:: SET PROBLEM ::
Leave out any pictures and transcribe all other data below exactly.

:: INFORMATION PROVIDED ::
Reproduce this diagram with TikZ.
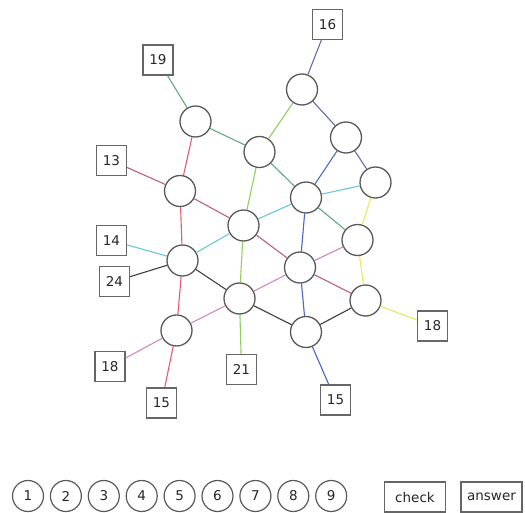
\documentclass[tikz,border=0pt]{standalone}
\usepackage{fontspec}
\setmainfont{DejaVu Sans}
\usepackage{tikz}

\begin{document}
\begin{tikzpicture}[x=1pt,y=-1pt,
  cell/.style={circle,draw=black!65,line width=1.3pt,minimum size=31pt,inner sep=0pt},
  sumbox/.style={draw=black!60,line width=1.3pt,minimum size=30pt,inner sep=0pt,text=black!85,font=\fontsize{13.5}{16}\selectfont},
  pick/.style={circle,draw=black!65,line width=1.2pt,minimum size=31pt,inner sep=0pt,text=black!85,font=\fontsize{13.5}{16}\selectfont},
  btn/.style={draw=black!60,line width=1.3pt,minimum width=61pt,minimum height=30pt,inner sep=0pt,text=black!85,font=\fontsize{13.5}{16}\selectfont},
  edge/.style={line width=1.1pt}]
% Line colours
\definecolor{redline}{RGB}{230,90,110}
\definecolor{roseline}{RGB}{190,95,125}
\definecolor{pinkline}{RGB}{210,135,195}
\definecolor{cyanline}{RGB}{105,200,215}
\definecolor{greenline}{RGB}{145,205,95}
\definecolor{tealline}{RGB}{95,170,125}
\definecolor{blueline}{RGB}{75,100,200}
\definecolor{slateline}{RGB}{105,105,170}
\definecolor{grayline}{RGB}{60,60,60}
\definecolor{yellowline}{RGB}{232,232,90}

\useasboundingbox (0,0) rectangle (525,513);

% Draw empty cells
\node[cell] (n1)  at (195.5,121.5) {};
\node[cell] (n2)  at (302,89.5) {};
\node[cell] (n3)  at (259.5,152) {};
\node[cell] (n4)  at (346,137.5) {};
\node[cell] (n5)  at (375.5,182.5) {};
\node[cell] (n6)  at (180,191) {};
\node[cell] (n7)  at (306,197.5) {};
\node[cell] (n8)  at (243.5,225.5) {};
\node[cell] (n9)  at (357.5,240) {};
\node[cell] (n10) at (182.5,260.5) {};
\node[cell] (n11) at (300,267.5) {};
\node[cell] (n12) at (239.5,298.5) {};
\node[cell] (n13) at (365.5,300.5) {};
\node[cell] (n14) at (176.5,330.5) {};
\node[cell] (n15) at (306,332) {};

% Draw line sums
\node[sumbox] (s16)  at (327.5,24.5) {16};
\node[sumbox] (s19)  at (158,60) {19};
\node[sumbox] (s13)  at (111.5,160.5) {13};
\node[sumbox] (s14)  at (111.5,240.5) {14};
\node[sumbox] (s24)  at (114.5,281.5) {24};
\node[sumbox] (s18a) at (110,366.5) {18};
\node[sumbox] (s15a) at (161.5,403) {15};
\node[sumbox] (s21)  at (241.5,369.5) {21};
\node[sumbox] (s15b) at (335.5,400) {15};
\node[sumbox] (s18b) at (432.5,326) {18};

% Draw lines through the cells
\draw[edge,slateline]  (s16) -- (n2) -- (n4) -- (n5);
\draw[edge,tealline]   (s19) -- (n1) -- (n3) -- (n7) -- (n9);
\draw[edge,roseline]   (s13) -- (n6) -- (n8) -- (n11) -- (n13);
\draw[edge,cyanline]   (s14) -- (n10) -- (n8) -- (n7) -- (n5);
\draw[edge,grayline]   (s24) -- (n10) -- (n12) -- (n15) -- (n13);
\draw[edge,pinkline]   (s18a) -- (n14) -- (n12) -- (n11) -- (n9);
\draw[edge,redline]    (s15a) -- (n14) -- (n10) -- (n6) -- (n1);
\draw[edge,greenline]  (s21) -- (n12) -- (n8) -- (n3) -- (n2);
\draw[edge,blueline]   (s15b) -- (n15) -- (n11) -- (n7) -- (n4);
\draw[edge,yellowline] (s18b) -- (n13) -- (n9) -- (n5);

% Draw number picker
\foreach \i in {1,...,9}
  \node[pick] (p\i) at ({28+37.9*(\i-1)},496) {\i};

% Add buttons
\node[btn] (check)  at (415,497) {check};
\node[btn] (answer) at (491.5,497) {answer};
\end{tikzpicture}
\end{document}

:: THE RESULT ::
Reproduce this diagram with TikZ.
\documentclass[tikz,border=0pt]{standalone}
\usepackage{fontspec}
\setmainfont{DejaVu Sans}
\usepackage{tikz}

\begin{document}
\begin{tikzpicture}[x=1pt,y=-1pt,
  cell/.style={circle,draw=black!65,line width=1.3pt,minimum size=31pt,inner sep=0pt},
  sumbox/.style={draw=black!60,line width=1.3pt,minimum size=30pt,inner sep=0pt,text=black!85,font=\fontsize{13.5}{16}\selectfont},
  pick/.style={circle,draw=black!65,line width=1.2pt,minimum size=31pt,inner sep=0pt,text=black!85,font=\fontsize{13.5}{16}\selectfont},
  btn/.style={draw=black!60,line width=1.3pt,minimum width=61pt,minimum height=30pt,inner sep=0pt,text=black!85,font=\fontsize{13.5}{16}\selectfont},
  edge/.style={line width=1.1pt}]
% Line colours
\definecolor{redline}{RGB}{230,90,110}
\definecolor{roseline}{RGB}{190,95,125}
\definecolor{pinkline}{RGB}{210,135,195}
\definecolor{cyanline}{RGB}{105,200,215}
\definecolor{greenline}{RGB}{145,205,95}
\definecolor{tealline}{RGB}{95,170,125}
\definecolor{blueline}{RGB}{75,100,200}
\definecolor{slateline}{RGB}{105,105,170}
\definecolor{grayline}{RGB}{60,60,60}
\definecolor{yellowline}{RGB}{232,232,90}

\useasboundingbox (0,0) rectangle (525,513);

% Draw empty cells
\node[cell] (n1)  at (195.5,121.5) {};
\node[cell] (n2)  at (302,89.5) {};
\node[cell] (n3)  at (259.5,152) {};
\node[cell] (n4)  at (346,137.5) {};
\node[cell] (n5)  at (375.5,182.5) {};
\node[cell] (n6)  at (180,191) {};
\node[cell] (n7)  at (306,197.5) {};
\node[cell] (n8)  at (243.5,225.5) {};
\node[cell] (n9)  at (357.5,240) {};
\node[cell] (n10) at (182.5,260.5) {};
\node[cell] (n11) at (300,267.5) {};
\node[cell] (n12) at (239.5,298.5) {};
\node[cell] (n13) at (365.5,300.5) {};
\node[cell] (n14) at (176.5,330.5) {};
\node[cell] (n15) at (306,332) {};

% Draw line sums
\node[sumbox] (s16)  at (327.5,24.5) {16};
\node[sumbox] (s19)  at (158,60) {19};
\node[sumbox] (s13)  at (111.5,160.5) {13};
\node[sumbox] (s14)  at (111.5,240.5) {14};
\node[sumbox] (s24)  at (114.5,281.5) {24};
\node[sumbox] (s18a) at (110,366.5) {18};
\node[sumbox] (s15a) at (161.5,403) {15};
\node[sumbox] (s21)  at (241.5,369.5) {21};
\node[sumbox] (s15b) at (335.5,400) {15};
\node[sumbox] (s18b) at (432.5,326) {18};

% Draw lines through the cells
\draw[edge,slateline]  (s16) -- (n2) -- (n4) -- (n5);
\draw[edge,tealline]   (s19) -- (n1) -- (n3) -- (n7) -- (n9);
\draw[edge,roseline]   (s13) -- (n6) -- (n8) -- (n11) -- (n13);
\draw[edge,cyanline]   (s14) -- (n10) -- (n8) -- (n7) -- (n5);
\draw[edge,grayline]   (s24) -- (n10) -- (n12) -- (n15) -- (n13);
\draw[edge,pinkline]   (s18a) -- (n14) -- (n12) -- (n11) -- (n9);
\draw[edge,redline]    (s15a) -- (n14) -- (n10) -- (n6) -- (n1);
\draw[edge,greenline]  (s21) -- (n12) -- (n8) -- (n3) -- (n2);
\draw[edge,blueline]   (s15b) -- (n15) -- (n11) -- (n7) -- (n4);
\draw[edge,yellowline] (s18b) -- (n13) -- (n9) -- (n5);

% Draw number picker
\foreach \i in {1,...,9}
  \node[pick] (p\i) at ({28+37.9*(\i-1)},496) {\i};

% Add buttons
\node[btn] (check)  at (415,497) {check};
\node[btn] (answer) at (491.5,497) {answer};
\end{tikzpicture}
\end{document}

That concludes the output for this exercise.